The magic number to get to vacancy decontrol was $2,000. Even if an apartment had been renting for less than $2,000 when a tenant vacated it, the apartment would be taken out of rent regulation (decontrolled) if the landlord, through a system of generous vacancy and capital improvement increases, could show that the next tenant could legally be made to pay $2,000 or more.
Once that happened, no tenant of such an apartment would ever get the protections of rent regulation — those providing cost control or those providing security of tenure — ever again.
This system has worked very well for landlords, with large numbers of apartments becoming decontrolled over time.
So, in what will undoubtedly be described in some media quarters as a “compromise,” Cuomo will tout the fact that the trigger point for vacancy decontrol is being raised to $2,500.
Do a little math, though, and it is clear that what may seem at first blush to be up, is actually down. Adjusting only for inflation (though New York City landlords have actually been able to claim a variety of rent increases, including capital improvement increases, that have far exceeded inflation), it turns out that 1997’s $2,000 would be $2,815 in 2011 dollars. The Cuomo solve, in other words, is 12 percent better for landlords than Pataki’s original scheme.
A similar effect occurs with “luxury decontrol.” This feature of the rent deregulating blueprint — a favorite of the media class — is premised on the ultimate in intellectual dishonesty. The claim was that luxury decontrol was a populist measure: higher-earning New Yorkers in higher-rent apartments should not enjoy rent regulation designed to help poor and middle class New Yorkers.
The income level at which a family would be subject to luxury decontrol was set at $175,000.
Leave aside the fact that many of those mouthing the rationale blanch at the thought of the most modest income tax increase, and warn of mass flight from the city were there to be tax increases a fraction of the size of the rent increases that can be imposed in a deregulated apartment.
If there were actually any interest in preventing a “windfall” to wealthier New Yorkers, some of those making the argument would have proposed a rent surcharge to be dedicated to an affordable housing development fund. No one did, instead preferring a system that would take a regulated apartment and make sure that no poor or middle class person would ever be able to afford it again.
Gov. Cuomo’s great success? Getting that $175,000 trigger raised to $200,000. Oops. That $175,000 is actually $246,378 in 2011 dollars. So this bit of progress means luxury decontrol 23 percent better for landlords than Pataki’s original framework.

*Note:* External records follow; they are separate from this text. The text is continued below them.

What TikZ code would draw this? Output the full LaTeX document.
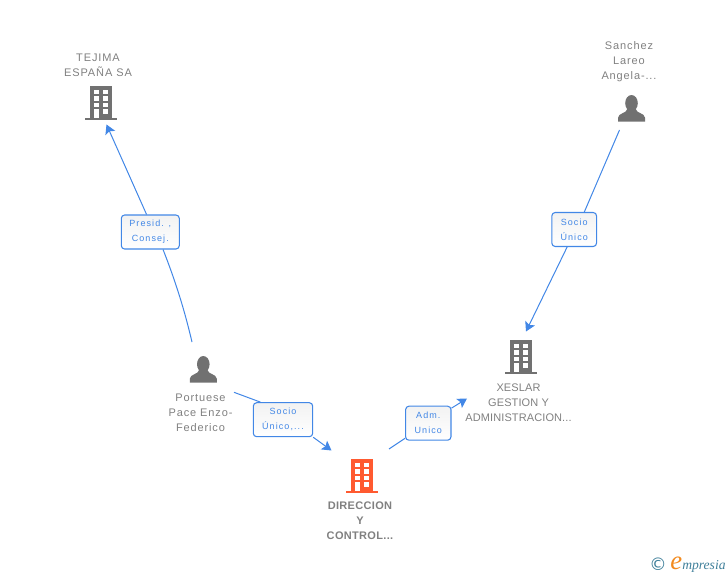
\documentclass[tikz,border=0pt]{standalone}
\usepackage{fontspec}
\usepackage{xcolor}
\usetikzlibrary{arrows.meta}
\newfontfamily\namefont[LetterSpace=8]{Liberation Sans}
\newfontfamily\capsnamefont[LetterSpace=1]{Liberation Sans}
\newfontfamily\boldnamefont[LetterSpace=3]{Liberation Sans Bold}
\newfontfamily\rolefont[LetterSpace=12]{Liberation Sans}
\newfontfamily\logofont{Liberation Serif Italic}
\newfontfamily\copyfont{DejaVu Sans}
\definecolor{iconGray}{HTML}{717171}
\definecolor{iconOrange}{HTML}{FF5A30}
\definecolor{textGray}{HTML}{808080}
\definecolor{linkBlue}{HTML}{4287E6}
\definecolor{logoTeal}{HTML}{3F7F9A}
\definecolor{logoOrange}{HTML}{F28A1E}
\tikzstyle{namenode}=[textGray, align=center, inner sep=0pt, font=\namefont\fontsize{8.25}{11.25}\selectfont]
\tikzstyle{capsnode}=[namenode, font=\capsnamefont\fontsize{8.25}{11.25}\selectfont]
\tikzstyle{mainnode}=[namenode, font=\boldnamefont\fontsize{8.25}{11.25}\selectfont]
\tikzstyle{rolenode}=[linkBlue, draw=linkBlue, line width=0.8pt, rounded corners=2.5pt, top color=black!5, bottom color=white, align=center, inner sep=0pt, minimum height=25.5pt, execute at begin node={\rule{0pt}{9pt}}, font=\rolefont\fontsize{6.75}{11.25}\selectfont]
\tikzstyle{linkline}=[draw=linkBlue, line width=0.75pt]
\tikzstyle{linkarrow}=[linkline, -{Stealth[length=7pt, width=8pt, inset=1.5pt]}]
\tikzset{
  pics/buildingicon/.style={code={
    \fill[pic actions] (-11,-34) rectangle (11,-2.5);
    \fill[pic actions] (-16,-2.5) rectangle (16,0);
    \foreach \ya/\yb in {-30/-25.7, -23.7/-19, -17/-12.7} {
      \fill[white] (-7.3,\ya) rectangle (-2.3,\yb);
      \fill[white] (2.3,\ya) rectangle (7.3,\yb);
    }
    \fill[white] (-7.3,-10.7) rectangle (-2.3,-2.5);
    \fill[white] (2.3,-10.7) rectangle (7.3,-6);
  }},
  pics/personicon/.style={code={
    \fill[iconGray] (0,-18.5) ellipse [x radius=6.3, y radius=8.2];
    \fill[iconGray] (-13.5,0) -- (-13.5,-4) .. controls (-13,-9) and (-5,-8) .. (-4,-13)
      -- (4,-13) .. controls (5,-8) and (13,-9) .. (13.5,-4) -- (13.5,0) -- cycle;
  }}
}
\begin{document}
\begin{tikzpicture}[x=0.75pt, y=-0.75pt]
\useasboundingbox (0,0) rectangle (728,575);

\pic [fill=iconGray] at (101,120) {buildingicon};
\pic [fill=iconGray] at (521,374) {buildingicon};
\pic [fill=iconOrange] at (362,493) {buildingicon};
\pic at (203.3,382.7) {personicon};
\pic at (631.5,121.7) {personicon};

\node [namenode] (tejima) at (98,65.5) {TEJIMA\\ESPAÑA SA};
\node [namenode] (sanchez) at (629,61.5) {Sanchez\\Lareo\\Angela-...};
\node [namenode] (portuese) at (200.5,413) {Portuese\\Pace Enzo-\\Federico};
\node [capsnode] (xeslar) at (518.5,403) {XESLAR\\GESTION Y\\ADMINISTRACION...};
\node [mainnode] (direccion) at (360,521) {DIRECCION\\Y\\CONTROL...};

\node [rolenode, minimum width=43.5pt] (presid) at (150.3,232) {Presid. ,\\Consej.};
\node [rolenode, minimum width=33.5pt] (socio) at (574.2,229.5) {Socio\\Único};
\node [rolenode, minimum width=44.5pt] (sociodir) at (283,419.7) {Socio\\Único,...};
\node [rolenode, minimum width=34pt] (adm) at (428.3,423.2) {Adm.\\Unico};

\coordinate (portuesefrom) at (192,342);
\coordinate (tejimato) at (106.5,124.5);
\coordinate (sanchezfrom) at (619.5,130);
\coordinate (xeslarto) at (526,331.5);
\coordinate (portuesedir) at (234,392.3);
\coordinate (direccionto) at (331.5,450.5);
\coordinate (direccionfrom) at (389,449);
\coordinate (xeslarin) at (467,398.5);

\draw[linkline] (portuesefrom) .. controls (184,308) and (175,280) .. (presid.-54);
\draw[linkarrow] (presid.102) -- (tejimato);
\draw[linkline] (sanchezfrom) -- (socio.60);
\draw[linkarrow] (socio.248) -- (xeslarto);
\draw[linkline] (portuesedir) -- (sociodir.142);
\draw[linkarrow] (sociodir.south east) -- (direccionto);
\draw[linkline] (direccionfrom) -- (adm.213);
\draw[linkarrow] (adm.33) -- (xeslarin);

\node [logoTeal, inner sep=0pt, font=\copyfont\fontsize{13}{13}\selectfont] (copyright) at (658,564) {©};
\node [logoOrange, inner sep=0pt, anchor=base west, font=\logofont\fontsize{20}{20}\selectfont] (logoe) at (670,569) {e};
\node [logoTeal, inner sep=0pt, anchor=base west, font=\logofont\fontsize{10.2}{11}\selectfont] (logotext) at (682,569) {mpresia};
\end{tikzpicture}
\end{document}
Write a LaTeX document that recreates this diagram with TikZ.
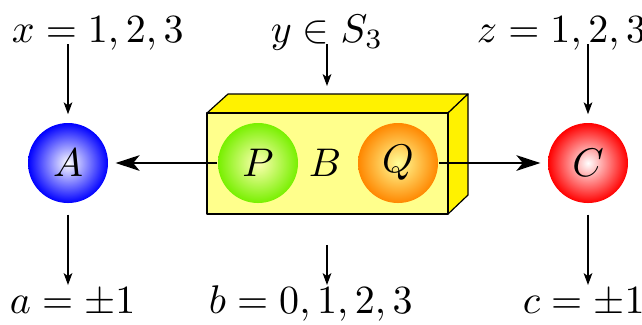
\documentclass[tikz,border=0pt]{standalone}
\usetikzlibrary{arrows.meta}
\definecolor{pgreen}{RGB}{120,240,0}
\definecolor{qorange}{RGB}{255,135,0}
\definecolor{frontyel}{RGB}{255,255,140}
\begin{document}
\begin{tikzpicture}[x=0.25pt,y=-0.25pt,
  ball/.style={circle,minimum size=20pt,inner sep=0pt,font=\normalsize},
  lab/.style={inner sep=0pt,anchor=base west},
  arr/.style={-{Stealth[length=3pt,width=2.2pt,inset=0.8pt]},line width=0.3pt},
  harr/.style={-{Stealth[length=6pt,width=3.9pt,inset=1.6pt]},line width=0.5pt,shorten >=1.7pt},
  face/.style={draw=black,line width=0.3pt,line join=round}]
\useasboundingbox (0,0) rectangle (642,324);
% box
\filldraw[face,fill=yellow] (207,113) -- (228,94) -- (468,94) -- (448,113) -- cycle;
\filldraw[face,fill=yellow] (448,113) -- (468,94) -- (468,195) -- (448,214) -- cycle;
\filldraw[face,fill=frontyel] (207,113) rectangle (448,214);
% balls
\node[ball,shading=radial,inner color=white,outer color=blue] (A) at (68,163) {$A$};
\node[ball,shading=radial,inner color=yellow!30!white,outer color=pgreen] (P) at (258,163) {$P$};
\node (B) at (325,163) {$B$};
\node[ball,shading=radial,inner color=yellow!40!white,outer color=qorange] (Q) at (398,163) {$Q$};
\node[ball,shading=radial,inner color=white,outer color=red] (C) at (588,163) {$C$};
\coordinate (boxtop) at (327,94);
\coordinate (boxbot) at (327,214);
% labels
\node[lab] (xl) at (11,42) {$x=1,2,3$};
\node[lab] (yl) at (270,42) {$y\in S_3$};
\node[lab] (zl) at (476,42) {$z=1,2,3$};
\node[lab] (al) at (9,313) {$a=\pm1$};
\node[lab] (bl) at (208,313) {$b=0,1,2,3$};
\node[lab] (cl) at (522,313) {$c=\pm1$};
% arrows
\draw[harr] (P) -- (A);
\draw[harr] (Q) -- (C);
\draw[arr] ([yshift=-0.5pt]A |- xl.base) -- ([yshift=2pt]A.north);
\draw[arr] ([yshift=-0.5pt]boxtop |- yl.base) -- ([yshift=2pt]boxtop);
\draw[arr] ([yshift=-0.5pt]C |- zl.base) -- ([yshift=2pt]C.north);
\draw[arr] ([yshift=-2.7pt]A.south) -- ([yshift=7pt]A |- al.base);
\draw[arr] ([yshift=-7.7pt]boxbot) -- ([yshift=7pt]boxbot |- bl.base);
\draw[arr] ([yshift=-2.7pt]C.south) -- ([yshift=7pt]C |- cl.base);
\end{tikzpicture}
\end{document}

And the scam of “major capital improvements” is allowed to continue. When any landlord makes a capital improvement (replacing windows or putting in new appliances, for example), that landlord can deduct those costs as capital expenses on its taxes. Under New York’s rent regulation system, the landlord is also able to raise the affected tenants’ rents to pay for the improvements over time. What happens after the tenants have paid for the improvements and the landlord has taken advantage of tax deductions as well? The landlord gets to continue to charge the tenants the increased rent forever.
Gov. Cuomo didn’t get this changed either.
The battle lines on this issue have been clear for many, many years. A system premised on taking units out of regulation is a system set on self-destruct. But the Governor wasn’t interested in spending political capital on this issue. Instead, he left his position ill-defined all spring, and didn’t use the budget negotiating leverage he had to try to win a real victory for tenants.
But, then again, why should one be surprised? Why would anything be more important to Gov. Cuomo than burnishing his “centrist” credentials and preparing for 2016?